American based Human Rights Watch (HRW) has condemned the deal between the US and Australia to trade refugees housed at Guantanamo for those held in Nauru. HRW said the deal upends international refugee standards. “Refugees are human beings, not products that countries can broker and trade,” said Bill Frelick, HRW Refugee Policy director, “[it is] a deal that bargains with lives and flouts international law.”
The two countries announced the deal last week in Washington. Under its conditions, Australia will initially transfer 83 Sri Lankan and eight Burmese refugees from Nauru to the US with a view to sending up to 200 a year. In return Australia will take 200 Cuban and Haitian refugees now being held at the US Navy base (not the prison) at Guantanamo Bay. The deal is designed to frustrate refugees from joining family and community members in a nearby country. Both the US and Australia are detaining refugees offshore to avoid their legal obligations under the 1951 Refugee Convention. Of particular interest here is Article 32: expulsion which says nations “shall not expel a refugee lawfully in their territory save on grounds of national security or public order” and even then only after a “reached in accordance with due process of law”.
Immigration Minister Kevin Andrews said Australia would only accept refugees from the US for resettlement if their claims had been found to be genuine.

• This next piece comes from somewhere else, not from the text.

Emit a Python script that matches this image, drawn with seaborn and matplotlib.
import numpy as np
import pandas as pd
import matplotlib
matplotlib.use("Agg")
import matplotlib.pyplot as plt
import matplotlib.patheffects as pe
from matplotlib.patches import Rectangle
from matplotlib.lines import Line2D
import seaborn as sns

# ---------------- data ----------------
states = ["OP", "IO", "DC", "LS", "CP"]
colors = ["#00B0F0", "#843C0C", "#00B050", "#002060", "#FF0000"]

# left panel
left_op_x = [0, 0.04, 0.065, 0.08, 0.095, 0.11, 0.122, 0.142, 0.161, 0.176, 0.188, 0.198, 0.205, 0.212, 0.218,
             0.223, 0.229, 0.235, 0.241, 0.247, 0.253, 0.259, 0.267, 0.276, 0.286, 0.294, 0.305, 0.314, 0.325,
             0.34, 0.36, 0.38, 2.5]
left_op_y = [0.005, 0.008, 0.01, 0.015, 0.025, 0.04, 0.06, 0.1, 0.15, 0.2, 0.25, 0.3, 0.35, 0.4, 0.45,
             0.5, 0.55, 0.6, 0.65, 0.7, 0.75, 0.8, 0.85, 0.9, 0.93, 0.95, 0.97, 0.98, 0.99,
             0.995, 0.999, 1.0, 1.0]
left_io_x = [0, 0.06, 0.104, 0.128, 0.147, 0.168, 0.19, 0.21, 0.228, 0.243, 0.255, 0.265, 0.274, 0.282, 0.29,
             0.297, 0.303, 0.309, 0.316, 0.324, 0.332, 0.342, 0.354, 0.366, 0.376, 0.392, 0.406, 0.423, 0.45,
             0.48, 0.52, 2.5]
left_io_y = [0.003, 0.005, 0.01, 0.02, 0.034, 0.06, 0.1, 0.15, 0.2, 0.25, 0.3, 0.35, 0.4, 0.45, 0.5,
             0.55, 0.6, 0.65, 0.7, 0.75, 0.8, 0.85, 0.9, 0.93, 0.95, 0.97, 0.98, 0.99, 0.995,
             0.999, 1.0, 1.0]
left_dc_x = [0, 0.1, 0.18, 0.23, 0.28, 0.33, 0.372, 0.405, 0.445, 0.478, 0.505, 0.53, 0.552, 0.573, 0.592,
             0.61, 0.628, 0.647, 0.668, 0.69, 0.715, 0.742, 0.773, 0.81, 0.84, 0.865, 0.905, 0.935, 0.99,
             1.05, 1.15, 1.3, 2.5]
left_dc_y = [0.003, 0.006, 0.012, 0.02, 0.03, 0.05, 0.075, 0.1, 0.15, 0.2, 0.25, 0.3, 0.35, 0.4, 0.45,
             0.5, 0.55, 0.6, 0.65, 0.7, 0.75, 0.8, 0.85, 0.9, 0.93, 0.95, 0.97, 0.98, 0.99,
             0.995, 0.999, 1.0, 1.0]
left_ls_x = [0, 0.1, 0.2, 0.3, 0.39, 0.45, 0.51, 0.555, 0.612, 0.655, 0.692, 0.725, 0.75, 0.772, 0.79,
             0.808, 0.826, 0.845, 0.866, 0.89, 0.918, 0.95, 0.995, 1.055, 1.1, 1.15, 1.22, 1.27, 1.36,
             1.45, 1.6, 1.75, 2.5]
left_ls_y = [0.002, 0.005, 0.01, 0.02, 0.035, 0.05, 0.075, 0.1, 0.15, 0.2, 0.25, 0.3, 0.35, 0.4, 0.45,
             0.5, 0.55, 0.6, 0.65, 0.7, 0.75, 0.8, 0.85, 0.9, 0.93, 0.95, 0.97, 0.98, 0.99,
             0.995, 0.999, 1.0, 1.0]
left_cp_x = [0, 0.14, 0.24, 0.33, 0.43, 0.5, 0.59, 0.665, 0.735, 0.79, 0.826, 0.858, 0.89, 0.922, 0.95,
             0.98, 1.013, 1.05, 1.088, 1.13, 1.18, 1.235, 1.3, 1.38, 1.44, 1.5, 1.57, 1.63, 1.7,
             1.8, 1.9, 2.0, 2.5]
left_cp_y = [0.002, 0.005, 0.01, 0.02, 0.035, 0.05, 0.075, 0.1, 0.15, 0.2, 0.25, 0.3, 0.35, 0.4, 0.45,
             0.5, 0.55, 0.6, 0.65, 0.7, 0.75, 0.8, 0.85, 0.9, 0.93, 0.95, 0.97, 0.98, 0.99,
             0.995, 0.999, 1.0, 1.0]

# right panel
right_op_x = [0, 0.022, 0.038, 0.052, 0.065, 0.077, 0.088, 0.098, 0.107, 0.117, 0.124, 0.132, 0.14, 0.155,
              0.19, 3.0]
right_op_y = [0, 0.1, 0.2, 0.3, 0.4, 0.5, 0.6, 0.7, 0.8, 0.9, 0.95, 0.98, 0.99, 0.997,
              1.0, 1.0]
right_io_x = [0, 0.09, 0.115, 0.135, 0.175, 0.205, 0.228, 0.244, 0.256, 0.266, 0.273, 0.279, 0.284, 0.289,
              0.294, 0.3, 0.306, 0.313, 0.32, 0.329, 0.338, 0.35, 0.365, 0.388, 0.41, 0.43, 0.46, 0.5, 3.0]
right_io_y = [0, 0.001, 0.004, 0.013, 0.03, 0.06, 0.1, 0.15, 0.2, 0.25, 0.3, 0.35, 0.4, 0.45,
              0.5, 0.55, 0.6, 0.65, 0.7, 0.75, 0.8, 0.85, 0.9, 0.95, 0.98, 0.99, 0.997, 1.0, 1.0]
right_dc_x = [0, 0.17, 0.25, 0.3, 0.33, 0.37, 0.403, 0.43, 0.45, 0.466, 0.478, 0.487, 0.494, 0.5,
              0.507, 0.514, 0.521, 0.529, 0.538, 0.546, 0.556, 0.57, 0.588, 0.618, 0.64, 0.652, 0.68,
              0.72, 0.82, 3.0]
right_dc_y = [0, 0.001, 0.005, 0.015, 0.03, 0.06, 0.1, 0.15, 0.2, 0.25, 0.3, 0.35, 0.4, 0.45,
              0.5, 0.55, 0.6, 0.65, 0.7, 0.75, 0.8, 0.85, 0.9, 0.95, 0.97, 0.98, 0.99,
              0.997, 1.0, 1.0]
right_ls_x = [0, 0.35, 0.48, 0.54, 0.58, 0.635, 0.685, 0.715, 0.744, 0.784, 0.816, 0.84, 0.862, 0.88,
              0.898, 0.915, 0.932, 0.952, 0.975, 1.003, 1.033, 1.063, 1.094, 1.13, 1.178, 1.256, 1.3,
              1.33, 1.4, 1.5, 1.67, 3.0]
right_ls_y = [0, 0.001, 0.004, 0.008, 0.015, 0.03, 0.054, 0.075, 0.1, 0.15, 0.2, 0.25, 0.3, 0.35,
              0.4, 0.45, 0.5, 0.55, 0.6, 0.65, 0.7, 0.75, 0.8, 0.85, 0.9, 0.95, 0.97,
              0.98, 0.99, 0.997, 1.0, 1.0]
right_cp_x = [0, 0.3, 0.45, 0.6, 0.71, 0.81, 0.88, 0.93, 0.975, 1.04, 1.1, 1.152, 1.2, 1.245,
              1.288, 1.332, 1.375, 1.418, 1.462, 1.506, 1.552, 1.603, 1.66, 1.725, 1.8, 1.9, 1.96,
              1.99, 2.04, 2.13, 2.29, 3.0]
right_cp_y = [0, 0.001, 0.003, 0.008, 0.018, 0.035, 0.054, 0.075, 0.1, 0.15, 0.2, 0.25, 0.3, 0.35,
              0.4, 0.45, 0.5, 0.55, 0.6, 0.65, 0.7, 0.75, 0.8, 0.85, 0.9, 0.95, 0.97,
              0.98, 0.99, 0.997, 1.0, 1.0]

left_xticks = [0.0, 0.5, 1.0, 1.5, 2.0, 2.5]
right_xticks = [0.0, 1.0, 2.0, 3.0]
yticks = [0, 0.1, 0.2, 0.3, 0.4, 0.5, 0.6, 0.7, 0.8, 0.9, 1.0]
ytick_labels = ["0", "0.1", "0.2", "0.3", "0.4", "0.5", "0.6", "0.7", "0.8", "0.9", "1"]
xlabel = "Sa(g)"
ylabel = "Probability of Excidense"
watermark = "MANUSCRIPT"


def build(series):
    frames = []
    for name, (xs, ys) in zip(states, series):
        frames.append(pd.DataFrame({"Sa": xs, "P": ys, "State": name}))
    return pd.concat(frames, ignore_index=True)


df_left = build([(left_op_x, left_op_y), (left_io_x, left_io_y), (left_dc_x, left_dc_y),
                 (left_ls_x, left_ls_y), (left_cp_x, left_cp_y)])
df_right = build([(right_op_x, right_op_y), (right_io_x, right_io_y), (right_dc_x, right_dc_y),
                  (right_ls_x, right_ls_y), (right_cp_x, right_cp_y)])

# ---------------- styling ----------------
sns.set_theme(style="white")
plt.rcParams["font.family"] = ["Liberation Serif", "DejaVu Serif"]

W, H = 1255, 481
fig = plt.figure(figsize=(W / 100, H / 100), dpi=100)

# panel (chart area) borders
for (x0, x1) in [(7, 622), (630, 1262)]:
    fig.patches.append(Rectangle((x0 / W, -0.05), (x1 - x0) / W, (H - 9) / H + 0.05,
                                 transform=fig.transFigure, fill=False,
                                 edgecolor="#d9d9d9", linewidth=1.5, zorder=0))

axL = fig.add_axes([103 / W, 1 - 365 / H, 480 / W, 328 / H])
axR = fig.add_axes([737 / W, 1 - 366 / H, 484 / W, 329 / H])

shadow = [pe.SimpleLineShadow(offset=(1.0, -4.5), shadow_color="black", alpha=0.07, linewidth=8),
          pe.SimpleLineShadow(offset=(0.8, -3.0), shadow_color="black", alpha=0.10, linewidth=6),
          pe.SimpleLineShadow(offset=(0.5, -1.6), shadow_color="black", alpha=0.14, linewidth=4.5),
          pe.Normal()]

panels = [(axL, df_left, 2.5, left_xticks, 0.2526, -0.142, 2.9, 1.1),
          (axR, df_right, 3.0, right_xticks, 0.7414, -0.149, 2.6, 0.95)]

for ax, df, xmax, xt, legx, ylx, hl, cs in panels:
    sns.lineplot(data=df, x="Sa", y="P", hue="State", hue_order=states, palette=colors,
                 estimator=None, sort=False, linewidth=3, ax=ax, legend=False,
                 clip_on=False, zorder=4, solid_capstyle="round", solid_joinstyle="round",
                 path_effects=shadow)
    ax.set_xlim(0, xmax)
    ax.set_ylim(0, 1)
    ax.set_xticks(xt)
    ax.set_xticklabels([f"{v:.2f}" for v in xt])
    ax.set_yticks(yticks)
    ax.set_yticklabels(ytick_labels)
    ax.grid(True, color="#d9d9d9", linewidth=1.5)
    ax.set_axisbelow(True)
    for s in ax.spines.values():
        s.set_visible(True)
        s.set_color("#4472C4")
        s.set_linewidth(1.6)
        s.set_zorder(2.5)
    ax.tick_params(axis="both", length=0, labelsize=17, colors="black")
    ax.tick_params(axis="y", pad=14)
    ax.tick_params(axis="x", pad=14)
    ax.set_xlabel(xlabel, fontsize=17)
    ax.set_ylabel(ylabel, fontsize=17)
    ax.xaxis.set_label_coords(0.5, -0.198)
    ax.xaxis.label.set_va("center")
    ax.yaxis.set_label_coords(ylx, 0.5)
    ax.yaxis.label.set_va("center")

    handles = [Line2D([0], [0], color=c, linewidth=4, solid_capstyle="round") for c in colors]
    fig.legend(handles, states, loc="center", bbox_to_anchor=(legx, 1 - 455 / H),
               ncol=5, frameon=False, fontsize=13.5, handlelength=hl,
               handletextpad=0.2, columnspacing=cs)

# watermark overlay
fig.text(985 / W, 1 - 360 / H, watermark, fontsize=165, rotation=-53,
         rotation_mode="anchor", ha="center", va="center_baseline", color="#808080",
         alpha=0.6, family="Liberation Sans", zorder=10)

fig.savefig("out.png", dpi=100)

Prime Minister John Howard has also defended the swap saying it will act as a deterrent to people smuggling. "People who want to come to Australia will be deterred by anything that sends a message that getting to the Australian mainland illegally is not going to happen,” he said.
But the Labor Party thinks that the move will send exactly the opposite message. Opposition leader Kevin Rudd says the deal will make Australia a “halfway house” to the US. "It strikes me as passing strange that we now will be playing swapsies," he said. "I am struggling with where all that goes in terms of the logic."

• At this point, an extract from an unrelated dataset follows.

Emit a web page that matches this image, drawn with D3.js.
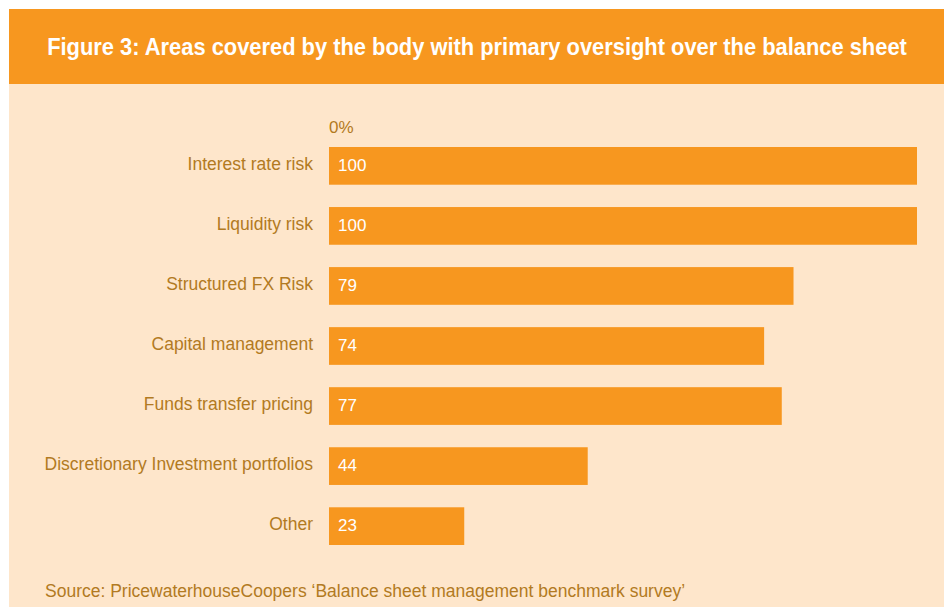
<!DOCTYPE html>
<html>
<head>
<meta charset="utf-8">
<script src="https://cdn.jsdelivr.net/npm/d3@7"></script>
<style>
  body { margin: 0; background: #fff; }
  text { font-family: "Liberation Sans", Arial, sans-serif; }
</style>
</head>
<body>
<div id="visual"></div>
<script>
// data
const categories = ["Interest rate risk", "Liquidity risk", "Structured FX Risk", "Capital management",
  "Funds transfer pricing", "Discretionary Investment portfolios", "Other"];
const values = [100, 100, 79, 74, 77, 44, 23];
const titleText = "Figure 3: Areas covered by the body with primary oversight over the balance sheet";
const sourceText = "Source: PricewaterhouseCoopers \u2018Balance sheet management benchmark survey\u2019";
const axisLabel = "0%";

const width = 944, height = 607;
const orange = "#F7971F", peach = "#FEE6CB", brown = "#B27A22";

const svg = d3.select("#visual").append("svg")
  .attr("width", width).attr("height", height);

// panel + title bar
svg.append("rect").attr("x", 9).attr("y", 9).attr("width", width - 9).attr("height", height - 9).attr("fill", peach);
svg.append("rect").attr("x", 9).attr("y", 9).attr("width", width - 9).attr("height", 75).attr("fill", orange);

// title, squeezed horizontally to mimic the condensed face
const titleG = svg.append("g");
const title = titleG.append("text")
  .attr("text-anchor", "middle")
  .attr("fill", "#fff").attr("font-weight", "bold").attr("font-size", 23)
  .text(titleText);
const tw = title.node().getComputedTextLength();
titleG.attr("transform", "translate(477,55) scale(" + (860 / tw) + ",1)");

// scales
const x = d3.scaleLinear().domain([0, 100]).range([329, 917]);
const y = d3.scaleBand().domain(categories).range([147, 545]).paddingInner(0.372).paddingOuter(0);

// bars
svg.selectAll("rect.bar")
  .data(values)
  .enter()
  .append("rect")
  .attr("class", "bar")
  .attr("x", x(0))
  .attr("y", (d, i) => y(categories[i]))
  .attr("width", d => x(d) - x(0))
  .attr("height", y.bandwidth())
  .attr("fill", orange);

// value labels
svg.selectAll("text.val")
  .data(values)
  .enter()
  .append("text")
  .attr("class", "val")
  .attr("x", x(0) + 9)
  .attr("y", (d, i) => y(categories[i]) + y.bandwidth() / 2 - 1)
  .attr("dy", "0.35em")
  .attr("fill", "#fff").attr("font-size", 17)
  .text(d => d);

// category labels
svg.selectAll("text.cat")
  .data(categories)
  .enter()
  .append("text")
  .attr("class", "cat")
  .attr("x", 313)
  .attr("y", d => y(d) + y.bandwidth() / 2 - 2)
  .attr("dy", "0.35em")
  .attr("text-anchor", "end")
  .attr("fill", brown).attr("font-size", 17.5)
  .text(d => d);

// axis label
svg.append("text")
  .attr("x", x(0)).attr("y", 133)
  .attr("fill", brown).attr("font-size", 17)
  .text(axisLabel);

// source
svg.append("text")
  .attr("x", 45).attr("y", 597)
  .attr("fill", brown).attr("font-size", 17.5)
  .text(sourceText);
</script>
</body>
</html>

Meanwhile the US was also pouring cold water over the deal’s significance. State Department spokesman Sean McCormack called the deal an "informal agreement" that "does not create legal obligations." "The arrangement does not call for an exchange or a swap of individuals," he said. "And no person ... who is referred would be forced to accept resettlement." He also said no referrals have yet been made for the program.
Refugee groups also see the move as political expediency, yet another example of using asylum seekers as a scapegoat in an election year. But the quick-fix will do nothing to help overcome the world-wide flood of refugees. The move does not address the underlying reasons why people become refugees in the first place: either through war, or through the economic reasons of poverty, lack of health care, jobs, housing and water shortage.
The Asylum Seeker Resource Centre, one of Australia's leading asylum seeker aid, health and advocacy organisations also expressed their outrage over the proposal. They say it is cruel to resettle asylum seekers in countries where they had no cultural connections. Their spokeswoman Pamela Curr said "the refugees were Australia’s our responsibility and the new policy was “shredding” the UN refugee convention. “This is not a container load of washing machines that we've decided to reject,” she said “These are human beings”.